Can you imagine going through all of this as a seasoned vet? The answer is no. I have done Venice, Edinburgh, London, East End film festivals and never had to do this. Also, Cannes is about the parties so can you imagine drinking and partying and still wanting to go to an 8 am screening. Precisely. I, as a hardcore South London girl did but it was touch and go. As I said, no one goes to watch the films at Cannes, no one.
They had two films at Cannes last year. That’s it two films. I no longer have Netflix. Not because I think there is anything wrong with watching a film at home. I love my bed, and I do mean love. However, I’ve found even in my role as a film critic I can spend a ridiculous amount of time hunting for a film in the vast catalogue.

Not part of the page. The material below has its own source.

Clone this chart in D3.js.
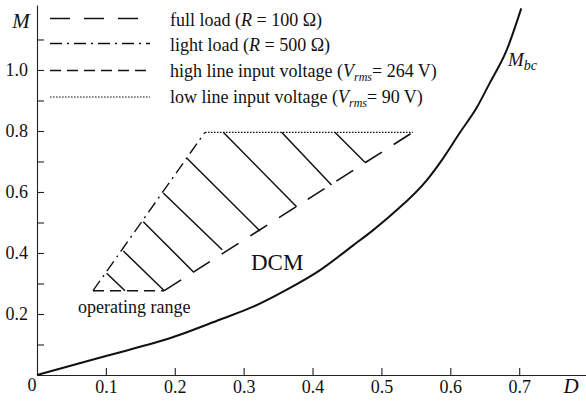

A film festival is curated, which means the films are carefully chosen and the list isn’t so long that you can’t make a decent choice after about two hours of looking at the festival guide. If streaming is the way forward, and it may well be then these services need to be better curated. There are some hidden gems on Netflix but all that happens is that they get buried deep in the vast catalogue of films. Netflix produced Mudbound which was excellent but in order to give a chance to emerging filmmakers and the like, it needs to curate the catalogue it has. Cannes needs to get real about what it is and then update this hellish invitation system.